In brief
- The Bank of England has launched a consultation paper on a proposed regulatory framework for stablecoins.
- Individuals would face a £20,000 limit on systemic stablecoin holdings under the central bank’s proposed regime.
- The central bank said the limits will be lifted once deposit-flight risks to the banking system decline.
The Bank of England has proposed temporary limits on stablecoin holdings for retail and business users and new rules for how issuers can manage their reserves.
In a consultation paper published Monday, the central bank said individuals would be allowed to hold up to £20,000 (US$26,000) in a single systemic stablecoin, while businesses would face a £10 million (US$13.1 million) cap.
Notably, the proposal “would not cover stablecoins used as assets for non-systemic purposes, such as the buying and selling of cryptoassets,” the bank wrote, adding that such cases remain to be “the predominant use of stablecoins today.”
The restrictions are described as transitional, designed to prevent sudden outflows from traditional bank deposits during the initial phase of adoption.
According to the Bank, the limits would be loosened and eventually removed once the risks to financial stability subside. The proposal applies to stablecoins recognized as “systemic,” meaning those that could be widely used in everyday payments. Non-systemic tokens will be regulated separately by the Financial Conduct Authority.
The consultation accompanies a detailed Financial Stability Paper that outlines how issuers would be required to maintain backing assets.
Up to 60% of reserves could be held in short-term UK government debt, with the remainder held as unremunerated deposits at the central bank. The paper notes that allowing a greater share in interest-bearing instruments could affect trust and confidence in money by limiting liquidity during periods of stress.
The central bank said it is also considering providing recognized issuers access to its liquidity facilities to ensure they can meet redemption requests. It acknowledged that the size and structure of the UK’s short-term debt market may not support large-scale stablecoin demand in its current form.
A cautionary approach
“The UK’s cautionary approach is aligned with how the government has been dealing with crypto regulation for quite some time now,” Cessiah Lopez, head of policy and research at Solana’s Superteam UK, told Decrypt.
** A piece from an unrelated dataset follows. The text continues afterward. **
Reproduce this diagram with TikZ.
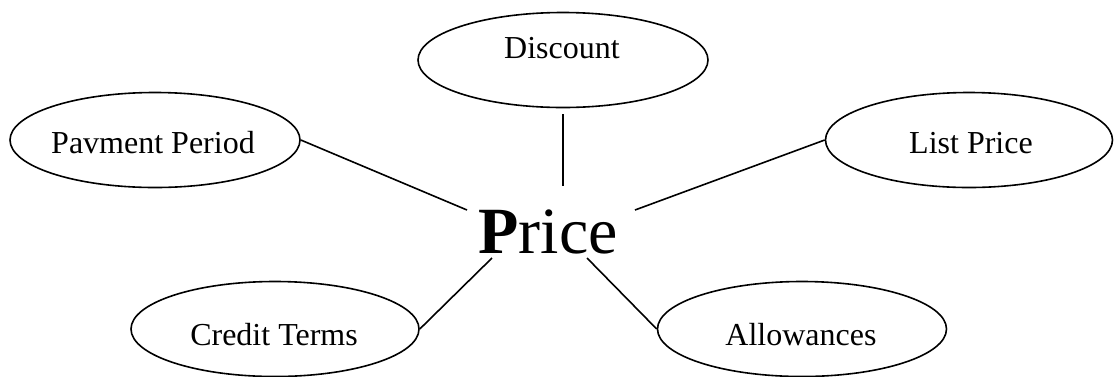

The Bank’s latest proposal represents a softening from its 2023 discussion paper, which recommended that all reserves be held as central bank deposits only.
“Requiring systemic issuers to hold some of their reserves in central bank deposits could actually give GBP-backed stablecoins a structural edge, since their reserves would be in central bank money rather than commercial bank deposits,” Lopez said. In turn, this could “help strengthen confidence and systemic resilience,” while the caps could be lifted “once risks BoE are trying to avoid subside,” she added.
Lopez warned, however, that if the U.K. fails to “get the review process and transition right” it could negatively affect the country’s ambitions to be a leader in digital-asset payments.
The consultation will remain open until February 10, 2026, after which the Bank of England plans to finalize its rules for implementation later next year.
Decrypt reached out to the Bank of England for comment and would update this piece should they respond.